**Work to do**
Include the line with "117, 387, 197, 297, 297, 247, 217, 177, 107, 107, 327]" and every line before it in the entries below, echoed exactly, but not the pictures.

**Source records**
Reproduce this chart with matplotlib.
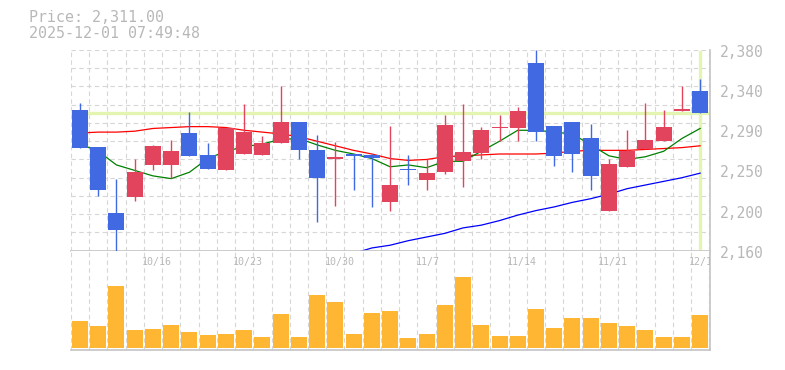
import numpy as np
import matplotlib
matplotlib.use('Agg')
import matplotlib.pyplot as plt
from matplotlib import transforms

# daily OHLC, 10/9 .. 12/1 (35 sessions)
opens = [2314, 2274, 2201, 2219, 2254, 2254, 2289, 2265, 2248, 2266, 2265, 2278,
         2301, 2270, 2260, 2266, 2265, 2213, 2250, 2237, 2246, 2258, 2267, 2294,
         2295, 2366, 2297, 2301, 2284, 2203, 2252, 2271, 2280, 2313, 2335]
highs = [2322, 2274, 2239, 2261, 2276, 2281, 2312, 2278, 2295, 2321, 2286, 2341,
         2301, 2287, 2279, 2266, 2266, 2297, 2265, 2260, 2309, 2321, 2296, 2309,
         2318, 2380, 2297, 2301, 2299, 2260, 2292, 2322, 2314, 2341, 2348]
lows = [2273, 2220, 2160, 2215, 2248, 2240, 2264, 2250, 2248, 2266, 2265, 2278,
        2261, 2191, 2209, 2226, 2208, 2203, 2232, 2226, 2244, 2230, 2261, 2280,
        2280, 2280, 2253, 2246, 2227, 2203, 2252, 2271, 2280, 2313, 2311]
closes = [2273, 2226, 2183, 2246, 2275, 2269, 2264, 2250, 2295, 2290, 2278, 2301,
          2270, 2240, 2263, 2264, 2262, 2232, 2248, 2245, 2298, 2268, 2292, 2296,
          2313, 2290, 2264, 2266, 2242, 2255, 2269, 2281, 2296, 2315, 2311]
volume = [267, 217, 617, 177, 187, 227, 157, 127, 137, 177, 107, 337,
          107, 527, 457, 137, 347, 367, 97, 137, 427, 707, 227, 117,
          117, 387, 197, 297, 297, 247, 217, 177, 107, 107, 327]

ma_short = [2277, 2269, 2254, 2248, 2242, 2239, 2246, 2261, 2269, 2274, 2277, 2282,
            2283, 2276, 2270, 2266, 2261, 2252, 2254, 2251, 2258, 2258, 2269, 2280,
            2292, 2292, 2290, 2288, 2276, 2264, 2260, 2263, 2269, 2283, 2294]
ma_mid = [2289, 2290, 2290, 2291, 2294, 2295, 2296, 2296, 2295, 2292, 2290, 2288,
          2285, 2280, 2275, 2270, 2266, 2261, 2259, 2260, 2263, 2264, 2265, 2266,
          2266, 2266, 2267, 2269, 2270, 2270, 2270, 2271, 2272, 2273, 2275]
ma_long = [None] * 15 + [2157, 2163, 2166, 2171, 2175, 2179, 2185, 2188, 2193, 2199,
                         2204, 2208, 2213, 2217, 2222, 2228, 2232, 2236, 2240, 2245]

date_labels = {4: '10/16', 9: '10/23', 14: '10/30', 19: '11/7',
               24: '11/14', 29: '11/21', 34: '12/1'}

UP = '#e2445e'
DOWN = '#4169e1'
GRID = '#d6d6d6'
AXIS = '#c4c4c4'
TEXT = '#b8b8b8'
MONO = 'DejaVu Sans Mono'

W, H = 785, 370
L, R = 70.7, 710
fig = plt.figure(figsize=(W / 100, H / 100), dpi=100)
ax = fig.add_axes([L / W, 1 - 250.7 / H, (R - L) / W, 200.7 / H])
axv = fig.add_axes([L / W, 1 - 350 / H, (R - L) / W, 99.3 / H])

x = np.arange(len(opens))
o = np.array(opens, float)
c = np.array(closes, float)
up = c >= o
colors = np.where(up, UP, DOWN)

for a in (ax, axv):
    a.set_xlim(-0.51, 34.54)
    for gx in np.arange(-0.5, 35, 1):
        a.axvline(gx, color=GRID, lw=0.8, ls=(0, (4, 3)), zorder=0)
    a.spines[['left', 'top']].set_visible(False)
    a.spines[['right', 'bottom']].set_color(AXIS)
    a.spines[['right', 'bottom']].set_linewidth(1.2)
    a.set_xticks([])
    a.set_yticks([])

# price panel
ax.set_ylim(2160, 2380)
for gy in range(2160, 2381, 20):
    ax.axhline(gy, color=GRID, lw=0.8, ls=(0, (4, 3)), zorder=0)

ax.axhline(closes[-1], color='#e3f5b0', lw=2.4, zorder=1)
ax.axvline(x[-1], ymin=0.013, ymax=0.99, color='#e3f5b0', lw=2.4, zorder=1)

ax.plot(x, ma_mid, color='#ff0000', lw=0.9, zorder=2)
ax.plot(x, ma_short, color='#008000', lw=0.9, zorder=2)
ax.plot(x, np.array(ma_long, dtype=float), color='#0000ff', lw=0.9, zorder=2,
        clip_on=False)

ax.vlines(x, lows, highs, colors=colors, lw=1.0, zorder=3)
body = np.maximum(np.abs(c - o), 1.6)
ax.bar(x, body, bottom=np.minimum(o, c), width=0.877, color=colors, zorder=4)

lab_tr = transforms.offset_copy(ax.get_yaxis_transform(), fig=fig, x=0, y=-2.5, units='dots')
for k in range(6):
    v = 2160 + 44 * k
    ax.text(1.0152, v, f'{round(v, -1):,}', transform=lab_tr, ha='left', va='center',
            fontsize=10.5, color=TEXT, family=MONO)

# volume panel
axv.set_ylim(-23, 970)
axv.bar(x, volume, width=0.877, color='#ffb733', zorder=3)
for i, lab in date_labels.items():
    axv.text(i - 0.6, 0.886, lab, transform=axv.get_xaxis_transform(), ha='left',
             va='center', fontsize=7.2, color=TEXT, family=MONO, clip_on=True)

fig.text(29 / W, 1 - 18 / H, 'Price: 2,311.00', ha='left', va='center',
         fontsize=10.8, color=TEXT, family=MONO)
fig.text(29 / W, 1 - 33 / H, '2025-12-01 07:49:48', ha='left', va='center',
         fontsize=10.8, color=TEXT, family=MONO)

fig.savefig('out.png', dpi=100)
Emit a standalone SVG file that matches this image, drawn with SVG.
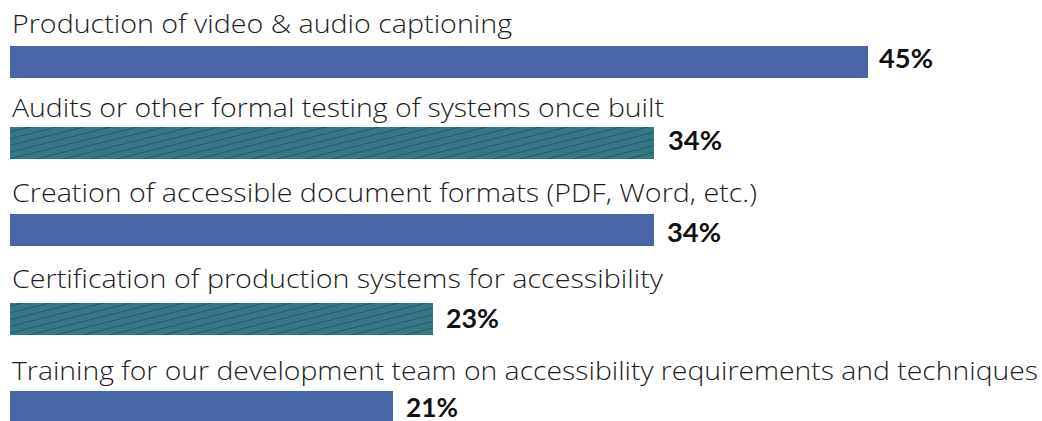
<svg xmlns="http://www.w3.org/2000/svg" width="1042" height="421" viewBox="0 0 1042 421">
<style>
.lbl{font-family:"Open Sans",Lato,"Liberation Sans",sans-serif;font-size:26px;font-weight:300;fill:#1c1c1c}
.pct{font-family:Lato,"Open Sans","Liberation Sans",sans-serif;font-size:27px;font-weight:bold;fill:#111}
.blue{fill:#4866a5}
</style>
<defs>
<pattern id="hatch" patternUnits="userSpaceOnUse" width="24" height="6.5" patternTransform="rotate(-14)">
<rect width="24" height="6.5" fill="#347786"/>
<line x1="0" y1="0.5" x2="24" y2="0.5" stroke="#245a66" stroke-width="1"/>
</pattern>
</defs>
<rect width="1042" height="421" fill="#fff"/>
<g id="bar1">
<text class="lbl" x="12" y="33" textLength="500" lengthAdjust="spacingAndGlyphs">Production of video &amp; audio captioning</text>
<rect class="blue" x="10" y="46" width="858" height="32"/>
<text class="pct" x="879" y="68" textLength="54" lengthAdjust="spacingAndGlyphs">45%</text>
</g>
<g id="bar2">
<text class="lbl" x="12" y="117" textLength="652" lengthAdjust="spacingAndGlyphs">Audits or other formal testing of systems once built</text>
<rect x="10" y="127" width="644" height="32" fill="url(#hatch)"/>
<text class="pct" x="668" y="150" textLength="54" lengthAdjust="spacingAndGlyphs">34%</text>
</g>
<g id="bar3">
<text class="lbl" x="12" y="202" textLength="745" lengthAdjust="spacingAndGlyphs">Creation of accessible document formats (PDF, Word, etc.)</text>
<rect class="blue" x="10" y="214" width="644" height="32"/>
<text class="pct" x="667" y="242" textLength="54" lengthAdjust="spacingAndGlyphs">34%</text>
</g>
<g id="bar4">
<text class="lbl" x="12" y="288" textLength="651" lengthAdjust="spacingAndGlyphs">Certification of production systems for accessibility</text>
<rect x="10" y="303" width="423" height="32" fill="url(#hatch)"/>
<text class="pct" x="446" y="328" textLength="53" lengthAdjust="spacingAndGlyphs">23%</text>
</g>
<g id="bar5">
<text class="lbl" x="12" y="380" textLength="1026" lengthAdjust="spacingAndGlyphs">Training for our development team on accessibility requirements and techniques</text>
<rect class="blue" x="10" y="391" width="383" height="32"/>
<text class="pct" x="406" y="417" textLength="52" lengthAdjust="spacingAndGlyphs">21%</text>
</g>
<g id="connectors"/>
</svg>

**Written solution**
Reproduce this chart with matplotlib.
import numpy as np
import matplotlib
matplotlib.use('Agg')
import matplotlib.pyplot as plt
from matplotlib import transforms

# daily OHLC, 10/9 .. 12/1 (35 sessions)
opens = [2314, 2274, 2201, 2219, 2254, 2254, 2289, 2265, 2248, 2266, 2265, 2278,
         2301, 2270, 2260, 2266, 2265, 2213, 2250, 2237, 2246, 2258, 2267, 2294,
         2295, 2366, 2297, 2301, 2284, 2203, 2252, 2271, 2280, 2313, 2335]
highs = [2322, 2274, 2239, 2261, 2276, 2281, 2312, 2278, 2295, 2321, 2286, 2341,
         2301, 2287, 2279, 2266, 2266, 2297, 2265, 2260, 2309, 2321, 2296, 2309,
         2318, 2380, 2297, 2301, 2299, 2260, 2292, 2322, 2314, 2341, 2348]
lows = [2273, 2220, 2160, 2215, 2248, 2240, 2264, 2250, 2248, 2266, 2265, 2278,
        2261, 2191, 2209, 2226, 2208, 2203, 2232, 2226, 2244, 2230, 2261, 2280,
        2280, 2280, 2253, 2246, 2227, 2203, 2252, 2271, 2280, 2313, 2311]
closes = [2273, 2226, 2183, 2246, 2275, 2269, 2264, 2250, 2295, 2290, 2278, 2301,
          2270, 2240, 2263, 2264, 2262, 2232, 2248, 2245, 2298, 2268, 2292, 2296,
          2313, 2290, 2264, 2266, 2242, 2255, 2269, 2281, 2296, 2315, 2311]
volume = [267, 217, 617, 177, 187, 227, 157, 127, 137, 177, 107, 337,
          107, 527, 457, 137, 347, 367, 97, 137, 427, 707, 227, 117,
          117, 387, 197, 297, 297, 247, 217, 177, 107, 107, 327]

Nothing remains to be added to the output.